Interestingly, high visibility clothing hasn’t proven to be all that effective when you are not actively moving to be visible. Unfortunately, the onus of being visible does fall on us. Much like motorcycles, we need drivers to look twice. Like motorcycles, we know they don’t. That means that we have to be aware of sight lines, and when we know that visibility is compromised, we have to take steps to ameliorate that. Moving into the lane, waving, using lights, etc.
I cannot stress this enough. Perception, as they say, is a bitch. As is karma. Wave, smile, thank drivers for doing the right thing with a thumbs up, a tip of the cap, whatever works for you, but for god’s sake, be friendly. Hostility only breeds more hostility. Deflate situations with a smile and wave. Somebody startles you out of your skin by laying on the horn right behind you? wave, give em a thumbs up and thanks for seeing you. Do not flip them off, do not stoop to their level. Karma will win in the end.
Own Our Actions
Look, at the end of the day, we are a minority on the roads. We have to own that, and when one of us screws up and places others at risk, it is on us to own it. IT is also on us to be inclusive. This is not some exclusive club. When we have these encounters and rants, the best response we can take is not to be belligerent, but instead to offer to own the actions and include the upset party. In the case that prompted this, I have reached out privately and offered to bring the original poster out for a ride with the group some time. I will provide a bike for her to ride, and the instruction to get her out there so that she can understand. The ONLY real tool to make people understand is for them to experience it, and we cannot make that happen through angry responses.
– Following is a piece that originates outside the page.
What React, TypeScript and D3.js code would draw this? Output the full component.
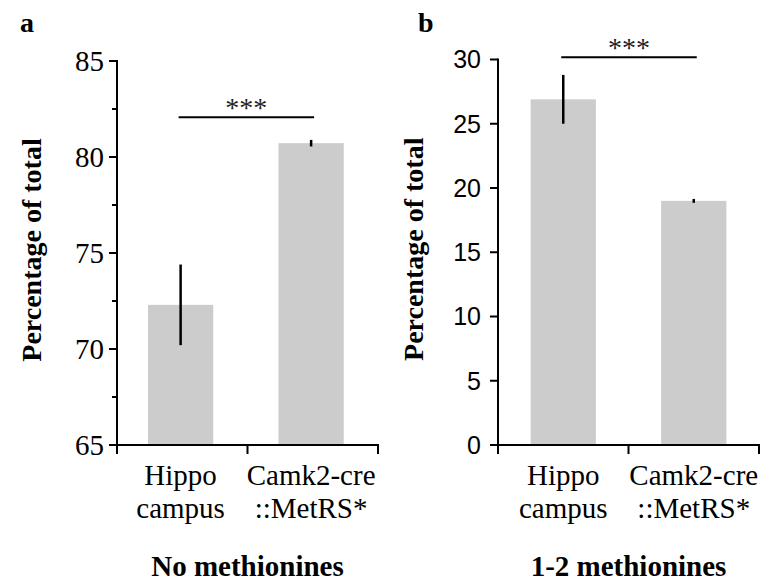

In closing I want to remind everyone of some simple things to remember. The most dangerous thing the average American does in a day is get into a car, nothing else is even close. It is 100x more dangerous than riding a bike on the roads, and yet when asked, the perception is reversed. Bike lanes are not the answer either by the way. Ask yourself, does a bike lane differ from a sidewalk? where are the risks for sidewalks? intersections where cars are crossing them. Deadly is what they are.
Ultimately, cycling is not inherently more dangerous than walking, and despite having the best road conditions in the world, America is the most dangerous country in the world for bicycles. Why? high percentage of sport/recreational usage, a lack of infrastructure, and our car culture. We aren’t going to solve these problems by attacking people for not liking us being out there and putting them into a defensive lock down.
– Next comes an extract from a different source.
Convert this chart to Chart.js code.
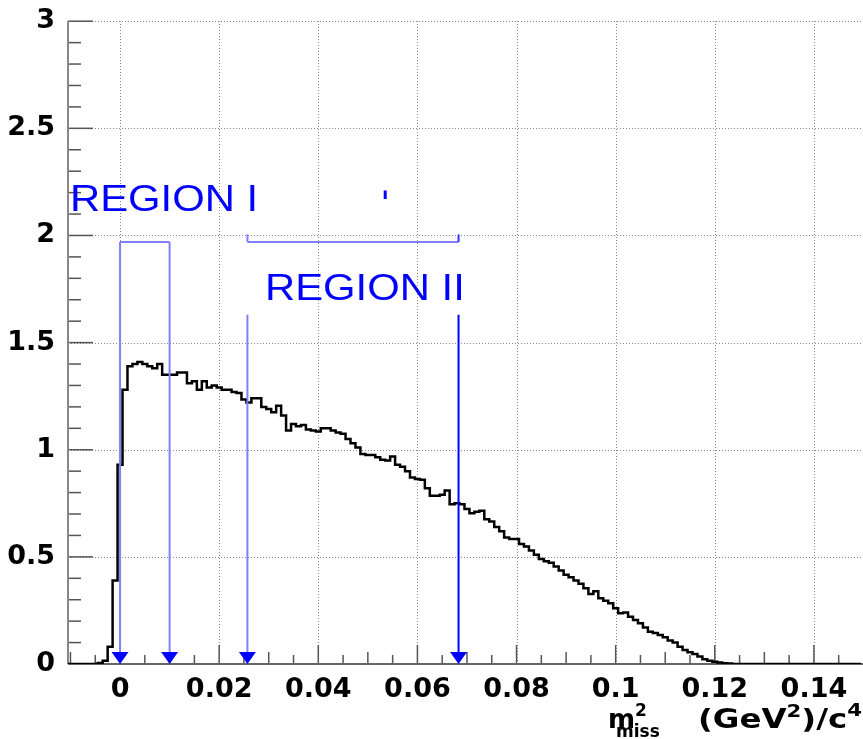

Engaging an audience that is predisposed against cyclists is hard. Very hard. Unfortunately, it is also something that we have to do on a regular basis as advocates. I am not a great person to win an argument, because I get too passionate about the subjects, but if there is one thing I have learned, it is that engaging the anti-bike crowd into an honest conversation follows a predictable process.
- Humanize yourself by finding a connection to the audience, be it one or a crowd.
- Own a negative about cycling.
- Establish a common ground, preferably a fear.
- Articulate the merits of your position from and education standpoint, keeping it personal to your shared experience.
- Rinse and repeat.
You will never change a mind in a single encounter. It takes time, and repetitive erosion of the resistance to the subject in order to truly bring change in an opinion, but it you stick with it, you can eventually change minds.